The discussion you linked to with further information has a letter from Richard Leonard, the man whose website the Westinghouse booklet is on: he thinks it might have been printed for distribution at the Chicago Railroad Fair in 1948-1949. Westinghouse's artists weren't constrained to use only their employer's designs: there are a number of Alco-GE diesels sketched in the margins!
-- The B-B-B-B+B-B-B-B monster looks as if it had the running gear of two copies of Westinghouse's GTEL prototype on span bolsters.

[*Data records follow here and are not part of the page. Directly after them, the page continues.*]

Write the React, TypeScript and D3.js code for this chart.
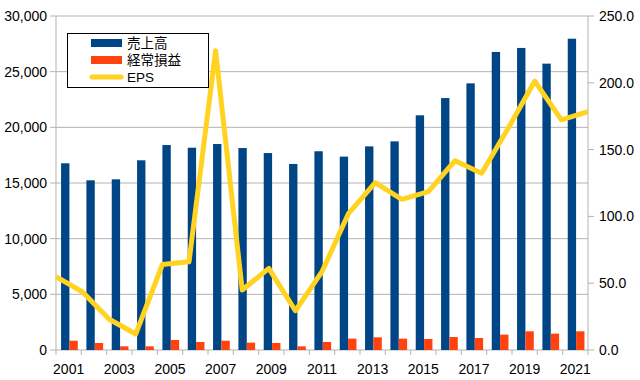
import React from "react";
import * as d3 from "d3";

const years = ["2001","2002","2003","2004","2005","2006","2007","2008","2009","2010","2011","2012","2013","2014","2015","2016","2017","2018","2019","2020","2021"];
const sales = [16770,15240,15330,17040,18410,18170,18500,18140,17690,16710,17850,17370,18290,18740,21080,22630,23950,26770,27130,25720,27960];
const ordinaryProfit = [835,630,330,330,900,720,835,660,630,330,720,1020,1140,1020,990,1170,1080,1380,1680,1470,1680];
const eps = [54.9,43.4,23,12,64,66,224,44.9,61.1,29.4,58.6,102.3,125.2,112.8,118.5,141.7,132.3,166,201.3,172.2,178.4];
const leftTicks = [0,5000,10000,15000,20000,25000,30000];
const rightTicks = [0,50,100,150,200,250];
const legendLabels = ["売上高","経常損益","EPS"];

const COLORS = { blue: "#004586", red: "#ff420e", yellow: "#ffd320", grid: "#b3b3b3" };
const W = 640, H = 380;
const M = { left: 56, right: 52, top: 16, bottom: 30 };
const FONT = "'Liberation Sans', Arial, 'Noto Sans CJK JP', sans-serif";

export default function App() {
  const x0 = M.left, x1 = W - M.right, y0 = H - M.bottom, y1 = M.top;
  const xBand = d3.scaleBand<string>().domain(years).range([x0, x1]).padding(0);
  const xPoint = d3.scalePoint<string>().domain(years).range([x0, x1]).padding(0);
  const yL = d3.scaleLinear().domain([0, 30000]).range([y0, y1]);
  const yR = d3.scaleLinear().domain([0, 250]).range([y0, y1]);
  const bw = xBand.bandwidth();
  const barW = bw * 0.33;
  const groupStart = bw * 0.2;
  const line = d3.line<number>().x((_, i) => xPoint(years[i])!).y(d => yR(d));
  const fmtL = d3.format(",");
  const fmtR = d3.format(".1f");

  const legendX = 67, legendY = 33, legendW = 141, legendH = 54;
  const rowY = [43, 60, 77];

  return (
    <div style={{ position: "absolute", left: 0, top: 0 }}>
      <svg width={W} height={H} style={{ display: "block", background: "#fff" }}>
        {leftTicks.map(t => (
          <g key={"g" + t}>
            <line x1={x0 - 6} x2={x1} y1={yL(t)} y2={yL(t)} stroke={COLORS.grid} strokeWidth={1} />
            <text x={47} y={yL(t)} dy="0.36em" textAnchor="end" fontFamily={FONT} fontSize={14} fill="#000">{fmtL(t)}</text>
          </g>
        ))}
        {rightTicks.map(t => (
          <g key={"r" + t}>
            <line x1={x1} x2={x1 + 6} y1={yR(t)} y2={yR(t)} stroke={COLORS.grid} strokeWidth={1} />
            <text x={599} y={yR(t)} dy="0.36em" textAnchor="start" fontFamily={FONT} fontSize={14} fill="#000">{fmtR(t)}</text>
          </g>
        ))}
        <line x1={x0} x2={x0} y1={y1} y2={y0} stroke={COLORS.grid} />
        <line x1={x1} x2={x1} y1={y1} y2={y0} stroke={COLORS.grid} />
        {years.map((yr) => (
          <line key={"xt" + yr} x1={xBand(yr)!} x2={xBand(yr)!} y1={y0} y2={y0 + 5} stroke={COLORS.grid} />
        ))}
        <line x1={x1} x2={x1} y1={y0} y2={y0 + 5} stroke={COLORS.grid} />
        {years.map((yr, i) => i % 2 === 0 ? (
          <text key={"xl" + yr} x={xBand(yr)! + bw / 2} y={374} textAnchor="middle" fontFamily={FONT} fontSize={14} fill="#000">{yr}</text>
        ) : null)}
        {years.map((yr, i) => (
          <g key={"b" + yr}>
            <rect x={xBand(yr)! + groupStart} y={yL(sales[i])} width={barW} height={y0 - yL(sales[i])} fill={COLORS.blue} />
            <rect x={xBand(yr)! + groupStart + barW} y={yL(ordinaryProfit[i])} width={barW} height={y0 - yL(ordinaryProfit[i])} fill={COLORS.red} />
          </g>
        ))}
        <path d={line(eps)!} fill="none" stroke={COLORS.yellow} strokeWidth={5} strokeLinejoin="round" />
        <g>
          <rect x={legendX + 0.5} y={legendY + 0.5} width={legendW} height={legendH} fill="#fff" stroke="#000" strokeWidth={1} />
          <rect x={91} y={rowY[0] - 4} width={31} height={8} fill={COLORS.blue} />
          <rect x={91} y={rowY[1] - 4} width={31} height={8} fill={COLORS.red} />
          <line x1={92} x2={121} y1={rowY[2]} y2={rowY[2]} stroke={COLORS.yellow} strokeWidth={5} strokeLinecap="round" />
          {legendLabels.map((l, i) => (
            <text key={l} x={127} y={rowY[i]} dy="0.36em" fontFamily={FONT} fontSize={13.5} fill="#000">{l}</text>
          ))}
        </g>
      </svg>
    </div>
  );
}
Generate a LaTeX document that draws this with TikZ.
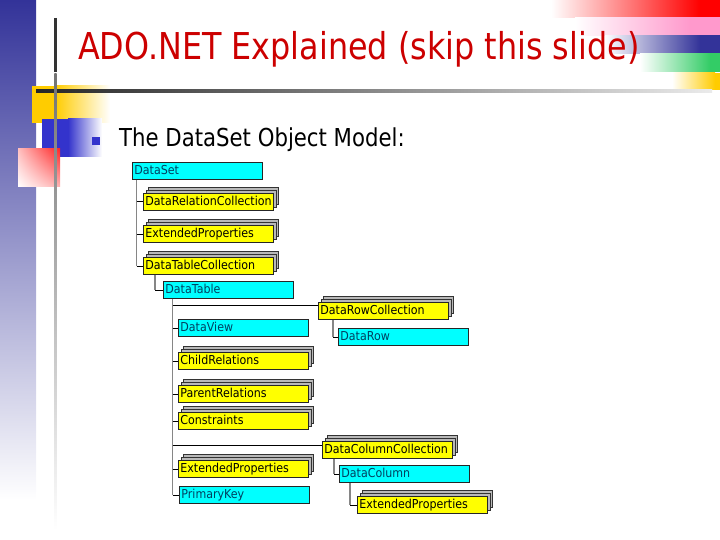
\documentclass[tikz,border=0pt]{standalone}
\usepackage{fontspec}
\setmainfont{DejaVu Sans}
\newfontfamily\titlefont[FakeStretch=0.86]{DejaVu Sans}
\newfontfamily\boxfont[FakeStretch=0.9]{DejaVu Sans}
\usetikzlibrary{shadows,shadings}
\definecolor{titlered}{RGB}{204,0,0}
\definecolor{barblue}{RGB}{51,51,153}
\definecolor{slideblue}{RGB}{51,51,204}
\definecolor{slideyellow}{RGB}{255,204,0}
\definecolor{stripered}{RGB}{255,0,0}
\definecolor{stripepink}{RGB}{255,153,204}
\definecolor{stripeblue}{RGB}{51,51,153}
\definecolor{stripegreen}{RGB}{51,204,102}
\definecolor{boxcyan}{RGB}{0,255,255}
\definecolor{boxyellow}{RGB}{255,255,0}
\definecolor{cyantext}{RGB}{0,64,96}
\begin{document}
\begin{tikzpicture}[x=1pt,y=-1pt,
  cbox/.style={draw=black!85, line width=0.8pt, fill=boxcyan, anchor=north west,
    minimum height=17pt, inner xsep=2pt, inner ysep=0pt, text width=126pt, align=left,
    font=\boxfont\fontsize{12.3}{13}\selectfont, text=cyantext, text height=9pt, text depth=2.5pt},
  ybox/.style={cbox, fill=boxyellow, text=black,
    double copy shadow={shadow xshift=2.5pt, shadow yshift=3pt, fill=gray!55, draw=black!80, line width=0.6pt}},
  trunk/.style={draw=gray!95, line width=1.8pt},
  tick/.style={draw=black, line width=0.8pt}]
\useasboundingbox (0,0) rectangle (720,540);
% --- slide decoration ---
\shade[top color=barblue, bottom color=white] (0,0) rectangle (36,500);
\shade[left color=white, right color=stripered] (551,0) rectangle (700,17.5);
\fill[stripered] (699.5,0) rectangle (720,17.5);
\shade[left color=white, right color=stripepink] (575,17.5) rectangle (690,35.5);
\fill[stripepink] (689.5,17.5) rectangle (720,35.5);
\shade[left color=white, right color=stripeblue] (605,35.5) rectangle (700,53.5);
\fill[stripeblue] (699.5,35.5) rectangle (720,53.5);
\shade[left color=white, right color=stripegreen] (640,53.5) rectangle (710,72);
\fill[stripegreen] (709.5,53.5) rectangle (720,72);
\shade[left color=white, right color=slideyellow] (672,73) rectangle (715,90);
\fill[slideyellow] (714.5,73) rectangle (720,90);
\fill[slideyellow] (32,86) rectangle (55.5,123);
\shade[left color=slideyellow, right color=white] (55,86) rectangle (110,123);
\fill[slideblue] (42,119) rectangle (68.5,157);
\shade[left color=slideblue, right color=white] (68,119) rectangle (102,157);
\shade[upper left=red!25!white, upper right=red!85!white, lower left=white, lower right=red!30!white] (18,149) rectangle (60,187);
\shade[left color=black!85, middle color=black!60, right color=black!8] (36,89.8) rectangle (712,92.2);
\draw[line width=2.5pt, black!80] (55.5,18) -- (55.5,72);
\shade[top color=black!55, bottom color=white] (54.3,74) rectangle (56.7,530);
\fill[slideblue] (92,137) rectangle (100,145);
\node[anchor=base west, inner sep=0pt, font=\titlefont\fontsize{37}{40}\selectfont, text=titlered] (title) at (78,60) {ADO.NET Explained (skip this slide)};
\node[anchor=base west, inner sep=0pt, font=\titlefont\fontsize{24.7}{28}\selectfont] (sub) at (119,147) {The DataSet Object Model:};
% --- object model ---
\node[cbox] (ds) at (132,162) {DataSet};
\node[ybox] (drc) at (143,193) {DataRelationCollection};
\node[ybox] (ep1) at (143,225) {ExtendedProperties};
\node[ybox] (dtc) at (143,257) {DataTableCollection};
\node[cbox] (dt) at (163,281) {DataTable};
\node[cbox] (dv) at (178,319) {DataView};
\node[ybox] (cr) at (178,352) {ChildRelations};
\node[ybox] (pr) at (178,385) {ParentRelations};
\node[ybox] (con) at (178,412) {Constraints};
\node[ybox] (ep2) at (178,460) {ExtendedProperties};
\node[cbox] (pk) at (179,486) {PrimaryKey};
\node[ybox] (drowc) at (318,302) {DataRowCollection};
\node[cbox] (drow) at (338,328) {DataRow};
\node[ybox] (dcc) at (322,441) {DataColumnCollection};
\node[cbox] (dcol) at (339,465) {DataColumn};
\node[ybox] (ep3) at (357,496) {ExtendedProperties};
% connectors
\coordinate (tA) at ([xshift=4.5pt]ds.south west);
\draw[trunk] (tA) -- (tA |- dtc.west);
\foreach \n in {drc,ep1,dtc} \draw[tick] (tA |- \n.west) -- (\n.west);
\coordinate (tB) at ([xshift=12pt]dtc.south west);
\draw[trunk] (tB) -- (tB |- dt.west);
\draw[tick] (tB |- dt.west) -- (dt.west);
\coordinate (tC) at ([xshift=9.5pt]dt.south west);
\draw[trunk] (tC) -- (tC |- pk.west);
\foreach \n in {dv,cr,pr,con,ep2,pk} \draw[tick] (tC |- \n.west) -- (\n.west);
\coordinate (inR) at ([yshift=5.5pt]drowc.west);
\draw[tick] (tC |- inR) -- (inR);
\coordinate (inC) at ([yshift=4.5pt]dcc.west);
\draw[tick] (tC |- inC) -- (inC);
\coordinate (tD) at ([xshift=15pt]drowc.south west);
\draw[trunk] (tD) -- (tD |- drow.west);
\draw[tick] (tD |- drow.west) -- (drow.west);
\coordinate (tE) at ([xshift=12pt]dcc.south west);
\draw[trunk] (tE) -- (tE |- dcol.west);
\draw[tick] (tE |- dcol.west) -- (dcol.west);
\coordinate (tF) at ([xshift=11pt]dcol.south west);
\draw[trunk] (tF) -- (tF |- ep3.west);
\draw[tick] (tF |- ep3.west) -- (ep3.west);
\end{tikzpicture}
\end{document}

-- The 4-8-4 version of the direct-drive steam turbine (that someone in the discussion commented on) ... might even have been the original idea! PRR started thinking about a turbine 4-8-4, but went to 3-axle trucks because (under wartime conditions: the locomotive was built during WW II) lightweight alloys weren't available, so the design was going to be heavier than originally planned or feasible on a 4-8-4. (But I think -- looking at grate area -- they may have decided to make use of the extra axles to enlarge the boiler: it may be that the as-built version would have been too heavy for a 4-8-4 even with peace-time alloy availability.)
-- And I was glad to see that someone had looked into it and decided that a GG-1's electric motors could be operated on 600V DC: it's long been one of my fantasies to see a GG-1 operating at some trolley museum!